SÖZ UÇAR YAZI KALIR ve BESLE KARGAYI OYSUN GÖZÜNÜ

Hanidir dilde gönülde birikenler satıra meyletmeden imha ediyor kendini.

İç kanamalı bir zaman diliminden geçmekte olmak, acıyı hafifletebilmek için kıyılara vurmak, başa sarmakla, boşa sarmak arası bir şeymiş.

 İpin ucu gibi hayatı da hayatımızdakileri de elimizden kaçırıyoruz vesselam.

Tadı tuzu olmayan ya da tat tuz katamadığımız zamanların içinden geçiyoruz biçare.

 Elimizden kayıp gidenlere, yüreğimizden kayıp gidenlerde eklenince, gelinen son nokta, sahiden de nokta oluveriyor son tahlilde.

Şimdi ah etmek mi gerekir yaşama sevinçlerimizi çalanlara yahut silkelenmek mi lazım tortularımızdan, bunun muhasebesi içindeyim.

 Nedenlerini niçinlerini sorgulamak ise kısır bir döngünün içinde kaybolup gitmek gibi geliyor.

Kaybolan zamanların peşinde kaybolmak da var nihayetinde.

İnsanın kimyası yaşadığı coğrafyaya benziyorsa ki öyle,  mücadeleden galip çıkabilme ihtimali de imkânsızlık dâhilinde görünüyor.

On yıllardır süregelen ve günbegün eriyen, kendini bitiren, yalnızlaşan bir coğrafyada direnmeye çalışmak öyle vurdumduymazlık,  bana necilik gibi pişkin insan olma özelliği taşımayanlar için kolay iş değilmiş doğrusu.“ Bunu başarabilenlere gıpta edeceğim aklımın ucundan geçmezdi ama geçiyor ne yazık ki.”

Sesini duyuramamak, sağır dilsiz insanlığın çokluğundan kaynaklanıyor, yılgınlık ve yorgunluk tamamen bu yüzden hâsıl oluyor.

İnsanın yüreği sızladığında, üstüne üstlük tam kalbinden kurşunlandığında yaşamatutunma ihtimalide yok seviyelerine iniyor haliyle.

Tıpkı içinde yaşadığı coğrafya gibi imkânsızlıklara kafa tutmak ve bir başına mücadele etmek yoruyor yıpratıyor ve daralan zamanlarda telaşlandırıyor insanı.

Hani bir atasözü vardı” bir elin nesi var iki elin sesi var” diye başlayan ve sonunda da tutacak el bulamadığı için yine bir manevrayla sözü yerde bırakmamak için “besle kargayı oysun gözünü” diye hicivle bitirdiğimiz,durum özeti olarak madalya taktığımız sözler ne kadar anlamlaşıyor günün sonunda.

Karganın beslenmemesi gerektiğini öğrenmek de neymiş canım!

Söz, dilde de aynı söz, yazı da da aynı söz nihayetinde, aslında uçup giden söz değil söze değer vermeyenlermiş.

Sırtını kendine yaslamaktan başka bir çare bırakmayan şu zamana teslim olmaktan başka bir çıkar yol yok bildiğim.

Ve dahası, sırtındaki bıçak izleriyle baş edemediğinde, üzerine basıp geçmeye heveslilerin ekmeğine yağ sürmek gafletine düşmek olasılığının ağırlığı var ya, işte can alıcı yerdeyim dedirtiyor insana.

Velhasıl kendimi içinde yaşadığım coğrafyam gibi hissediyorum.

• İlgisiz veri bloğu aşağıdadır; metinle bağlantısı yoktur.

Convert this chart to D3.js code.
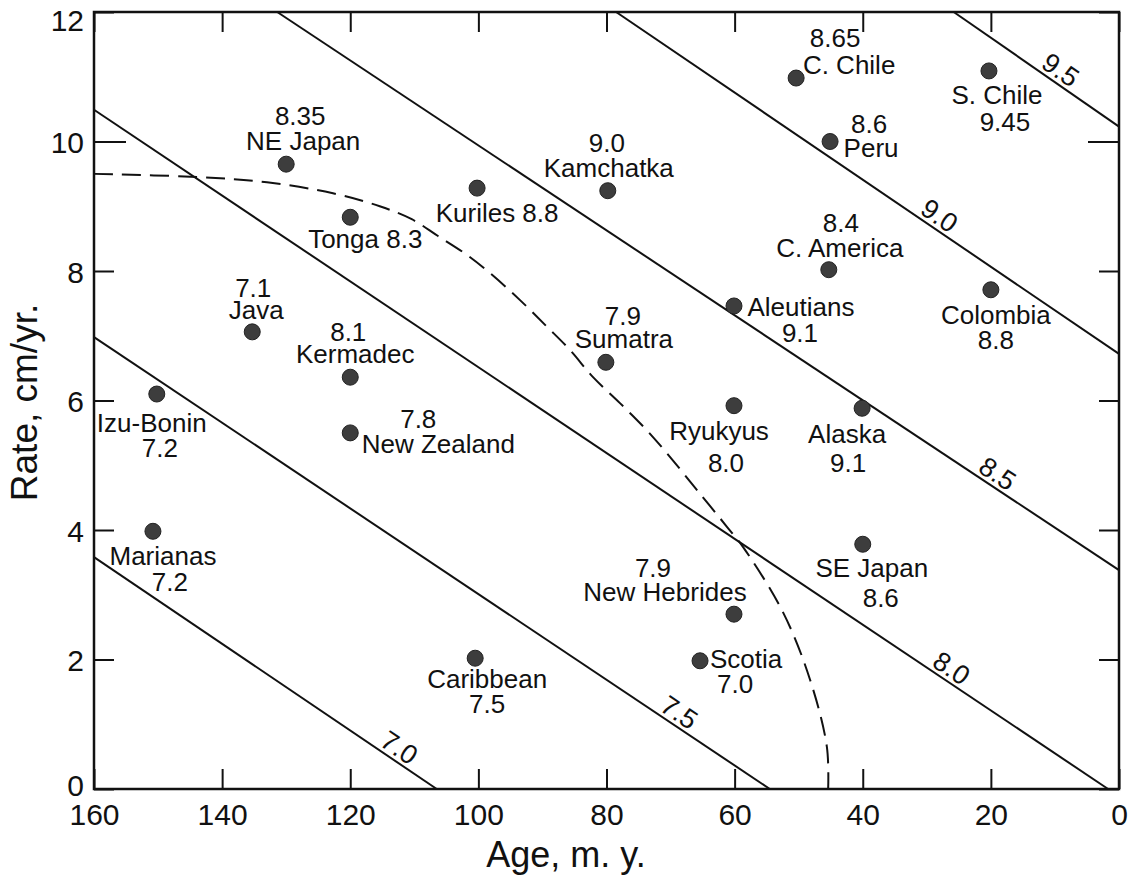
<!DOCTYPE html>
<html>
<head>
<meta charset="utf-8">
<script src="https://cdn.jsdelivr.net/npm/d3@7"></script>
<style>
  body { margin: 0; background: #fff; }
  svg text { font-family: "Liberation Sans", Arial, sans-serif; fill: #111; }
</style>
</head>
<body>
<svg id="chart" width="1132" height="882"></svg>
<script>
const names = ["NE Japan", "Tonga", "Kuriles", "Kamchatka", "C. Chile", "S. Chile", "Peru", "C. America",
  "Colombia", "Aleutians", "Sumatra", "Ryukyus", "Alaska", "Java", "Kermadec", "Izu-Bonin",
  "New Zealand", "Marianas", "SE Japan", "New Hebrides", "Scotia", "Caribbean"];
const ages = [130.0, 120.0, 100.2, 79.8, 50.4, 20.3, 45.1, 45.3, 20.0, 60.1, 80.1, 60.1, 40.1, 135.3,
  120.0, 150.2, 120.0, 150.8, 40.0, 60.1, 65.4, 100.5];
const rates = [9.65, 8.83, 9.28, 9.24, 10.98, 11.09, 10.0, 8.02, 7.71, 7.46, 6.59, 5.92, 5.88, 7.06,
  6.36, 6.10, 5.50, 3.98, 3.78, 2.70, 1.98, 2.02];
const mags = ["8.35", "8.3", "8.8", "9.0", "8.65", "9.45", "8.6", "8.4", "8.8", "9.1", "7.9", "8.0",
  "9.1", "7.1", "8.1", "7.2", "7.8", "7.2", "8.6", "7.9", "7.0", "7.5"];

const contourMags = ["7.0", "7.5", "8.0", "8.5", "9.0", "9.5"];
const contourFrom = [[160, 3.58], [160, 6.98], [160, 10.49], [131.4, 12], [78.5, 12], [25.8, 12]];
const contourTo = [[106.5, 0], [54.5, 0], [1.7, 0], [0, 3.38], [0, 6.72], [0, 10.23]];
const contourLabelAge = [113.5, 69.8, 27.3, 20.1, 29.2, 10.3];

// dashed boundary curve
const curveAge = [160, 143.5, 133.0, 122.7, 115.4, 110.4, 106.3, 101.8, 98.2, 93.5, 89.3, 85.7, 82.1,
  77.9, 73.7, 70.1, 65.9, 61.2, 58.7, 52.4, 48.2, 45.6, 45.4];
const curveRate = [9.50, 9.45, 9.37, 9.20, 9.00, 8.80, 8.54, 8.25, 7.97, 7.55, 7.14, 6.78, 6.36,
  5.96, 5.54, 5.13, 4.62, 4.05, 3.74, 2.72, 1.68, 0.65, 0.0];

const xTicks = [160, 140, 120, 100, 80, 60, 40, 20, 0];
const yTicks = [0, 2, 4, 6, 8, 10, 12];

// label placement: [dx, dy] of name line and magnitude line, relative to the dot
const labelPos = [
  [[17, -14], [14, -39]], [[15, 31]], [[20, 34]], [[1, -14], [-1, -39]], [[53, -4], [39, -31]],
  [[8, 33], [16, 60]], [[41, 15], [39, -9]], [[11, -13], [12, -38]], [[5, 34], [5, 59]],
  [[67, 10], [66, 36]], [[18, -14], [17, -37]], [[-15, 34], [-8, 66]], [[-15, 35], [-14, 64]],
  [[4, -13], [1, -35]], [[5, -14], [-2, -36]], [[-5, 38], [3, 63]], [[88, 20], [68, -5]],
  [[10, 34], [17, 60]], [[9, 33], [18, 63]], [[-69, -13], [-81, -37]], [[46, 7], [35, 32]],
  [[12, 30], [12, 55]]
];

const svg = d3.select("#chart");
const margin = { top: 12, right: 13, bottom: 93, left: 94 };
const width = 1132, height = 882;

const x = d3.scaleLinear().domain([160, 0]).range([margin.left, width - margin.right]);
const y = d3.scaleLinear().domain([0, 12]).range([height - margin.bottom, margin.top]);

const axBottom = svg.append("g")
  .attr("transform", `translate(0,${height - margin.bottom})`)
  .call(d3.axisBottom(x).tickValues(xTicks).tickSize(-20).tickSizeOuter(0).tickPadding(15));
const axTop = svg.append("g")
  .attr("transform", `translate(0,${margin.top})`)
  .call(d3.axisTop(x).tickValues(xTicks).tickSize(-20).tickSizeOuter(0).tickFormat(""));
const axLeft = svg.append("g")
  .attr("transform", `translate(${margin.left},0)`)
  .call(d3.axisLeft(y).tickValues(yTicks).tickSize(-20).tickSizeOuter(0).tickPadding(10));
const axRight = svg.append("g")
  .attr("transform", `translate(${width - margin.right},0)`)
  .call(d3.axisRight(y).tickValues(yTicks).tickSize(-20).tickSizeOuter(0).tickFormat(""));

[axBottom, axTop, axLeft, axRight].forEach(g => {
  g.select(".domain").remove();
  g.selectAll(".tick line").attr("stroke", "#111").attr("stroke-width", 2);
});
axLeft.selectAll(".tick").filter(d => d === 10).select("line").attr("x2", 32);
axRight.selectAll(".tick").filter(d => d === 10).select("line").attr("x2", -31);

axBottom.selectAll("text").attr("font-size", 30).attr("font-family", "Liberation Sans, Arial, sans-serif").attr("fill", "#111");
axLeft.selectAll("text")
  .attr("font-size", 30)
  .attr("font-family", "Liberation Sans, Arial, sans-serif")
  .attr("fill", "#111")
  .attr("dy", d => d === 12 ? "0.62em" : d === 0 ? "0.2em" : "0.38em");

svg.append("rect")
  .attr("x", margin.left)
  .attr("y", margin.top)
  .attr("width", width - margin.left - margin.right)
  .attr("height", height - margin.top - margin.bottom)
  .attr("fill", "none")
  .attr("stroke", "#111")
  .attr("stroke-width", 2.5);

svg.append("text")
  .attr("x", 566)
  .attr("y", 867)
  .attr("text-anchor", "middle")
  .attr("font-size", 36)
  .text("Age, m. y.");

svg.append("text")
  .attr("transform", `translate(37,${y(6) + 2}) rotate(-90)`)
  .attr("text-anchor", "middle")
  .attr("font-size", 37)
  .text("Rate, cm/yr.");

// contour lines
const contours = contourMags.map((m, i) => ({ mag: m, from: contourFrom[i], to: contourTo[i], at: contourLabelAge[i] }));

svg.append("g").selectAll("line")
  .data(contours)
  .join("line")
  .attr("x1", d => x(d.from[0]))
  .attr("y1", d => y(d.from[1]))
  .attr("x2", d => x(d.to[0]))
  .attr("y2", d => y(d.to[1]))
  .attr("stroke", "#111")
  .attr("stroke-width", 2);

svg.append("g").selectAll("text")
  .data(contours)
  .join("text")
  .attr("transform", d => {
    const t = (d.at - d.from[0]) / (d.to[0] - d.from[0]);
    const r = d.from[1] + t * (d.to[1] - d.from[1]);
    const ang = Math.atan2(y(d.to[1]) - y(d.from[1]), x(d.to[0]) - x(d.from[0])) * 180 / Math.PI;
    return `translate(${x(d.at)},${y(r)}) rotate(${ang})`;
  })
  .attr("dy", -4)
  .attr("text-anchor", "middle")
  .attr("font-size", 27)
  .text(d => d.mag);

// dashed curve
const curvePts = curveAge.map((a, i) => [a, curveRate[i]]);
svg.append("path")
  .datum(curvePts)
  .attr("fill", "none")
  .attr("stroke", "#111")
  .attr("stroke-width", 2)
  .attr("stroke-dasharray", "19,9")
  .attr("d", d3.line().x(d => x(d[0])).y(d => y(d[1])).curve(d3.curveCatmullRom));

// zones
const zones = names.map((n, i) => ({ name: n, age: ages[i], rate: rates[i], mag: mags[i], pos: labelPos[i] }));

svg.append("g").selectAll("circle")
  .data(zones)
  .join("circle")
  .attr("cx", d => x(d.age))
  .attr("cy", d => y(d.rate))
  .attr("r", 8)
  .attr("fill", "#3d3d3d")
  .attr("stroke", "#222")
  .attr("stroke-width", 1);

const labels = svg.append("g").selectAll("g")
  .data(zones)
  .join("g")
  .attr("transform", d => `translate(${x(d.age)},${y(d.rate)})`)
  .attr("font-size", 26)
  .attr("text-anchor", "middle");

labels.append("text")
  .attr("x", d => d.pos[0][0])
  .attr("y", d => d.pos[0][1])
  .text(d => d.pos.length === 1 ? `${d.name} ${d.mag}` : d.name);

labels.filter(d => d.pos.length > 1).append("text")
  .attr("x", d => d.pos[1][0])
  .attr("y", d => d.pos[1][1])
  .text(d => d.mag);
</script>
</body>
</html>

Suyunu içip, kisvesini bıraktığımız bu coğrafya gibi iliklerine kadar sömürülmek sözün özü.

Bunun ne empatisi kaldı yapılmayan, ne de boşa koyup doluya sığmaması.

İşin içinden çıkılamıyor olmasının altında yatan yegâne şey, mesafe milimetresinin hesabından olsa gerek. Yürek kapısının bir kilidi olabilseydi şayet, bunca sızının, bunca yaranın merhemini aramaya hacet kalmazdı.